« Les autorités et les marchands règlent peut-être nos misérables jours, mais ce sont les montagnes et la mer qui règnent sur nos vies. Elles sont notre destin, tout du moins c'est ainsi que nous pensons parfois, et c'est évidemment aussi ce que tu ressentirais si tu tétais réveillé et endormi des dizaines d'années durant au pied de ces mêmes montagnes, si ta poitrine s’était élevée et affaissée a rythme du souffle de la mer sur nos barques fragiles. »
J'ai lu d'une seule traite Entre ciel et terre. Avec ses mots, sa sensibilité, son sens de la description de la nature, des rapports humains et sociaux, Jón Kalman Stefánsson a écrit un roman envoûtant.
« Certains mots sont probablement aptes à changer le monde, ils ont le pouvoir de nous consoler et de sécher nos larmes. Certains mots sont des balles de fusil, d'autres des notes de violon. Certains sont capables de faire fondre la glace qui nous enserre le cœur et il est même possible de les dépêcher comme des cohortes de sauveteurs quand les jours sont contraires et que nous ne sommes peut-être ni vivants ni morts. Pourtant, à eux seuls, ils ne suffisent pas et nous nous égarons sur les landes désolées de la vie si nous n'avons rien d'autre que le bois d'un crayon auquel nous accrocher. »
Le principal personnage, âgé d'une dizaine d'années, va vivre une aventure tragique et initiatique. Au cours d'une tempête en mer, son ami meurt de froid. Il décide alors d'abandonner sa saison de pêche pour aller annoncer cette terrible nouvelle à la veuve et lui remettre quelques effets personnels. Mais avant, il doit rapporter le recueil de poésie que son ami avait emprunté...
« Le récit a duré plus de temps qu'il ne l'avait prévu. Il s'est oublié lui-même. Égaré. Il a déserté l'existence, happé par cette histoire où il a touché du doigt son ami défunt, le ramenant brièvement à la vie. Peut-être le but de ce récit était-il de ressusciter Barour, d'entrer par effraction dans le monde des morts avec les mots pour armes. »
Dans l'Islande du 19ème siècle, les conditions de vie sont extrêmement rudes.
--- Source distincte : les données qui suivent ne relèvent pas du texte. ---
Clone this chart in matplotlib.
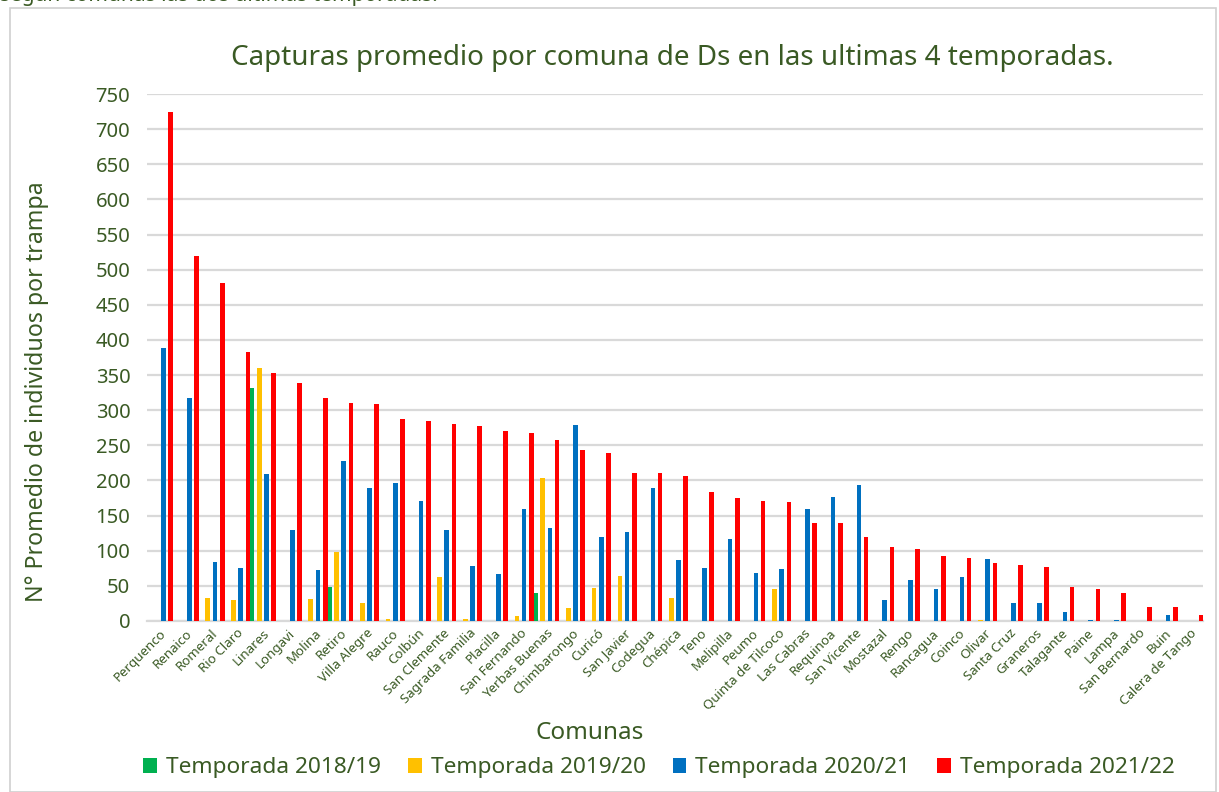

Une bonne partie de la population vit sur le fil du rasoir de la pauvreté en pratiquant selon la saison l'agriculture et la pêche. Les livres sont rares sur cette terre hostile. Mais, certains personnages atypiques ont développé une passion pour la littérature, plus particulièrement pour la poésie, jugée suspecte de manière générale, comme Kolbeinn, cet ancien capitaine de navire devenu aveugle, ou l'ami de Barour qui est mort qu'il avait oublié sa vareuse.
« Les mots sont des flèches, des balles de fusil, des oiseaux légendaires lancés à la poursuite des héros, les mots sont des poissons immémoriaux qui découvrent un secret terrifiant au fond de l'abîme, ils sont un filet assez ample pour attraper le monde et embrasser les cieux, mais parfois, ils ne sont rien, des guenilles usées, transpercées par le froid, des forteresses caduques que la mort et le malheur piétinent sans effort. »
Leur passion n'est pas un simple hobby. Elle leur est essentielle, vitale et, parfois, mortelle... Entre ciel et terre, un grand roman empreint de poésie.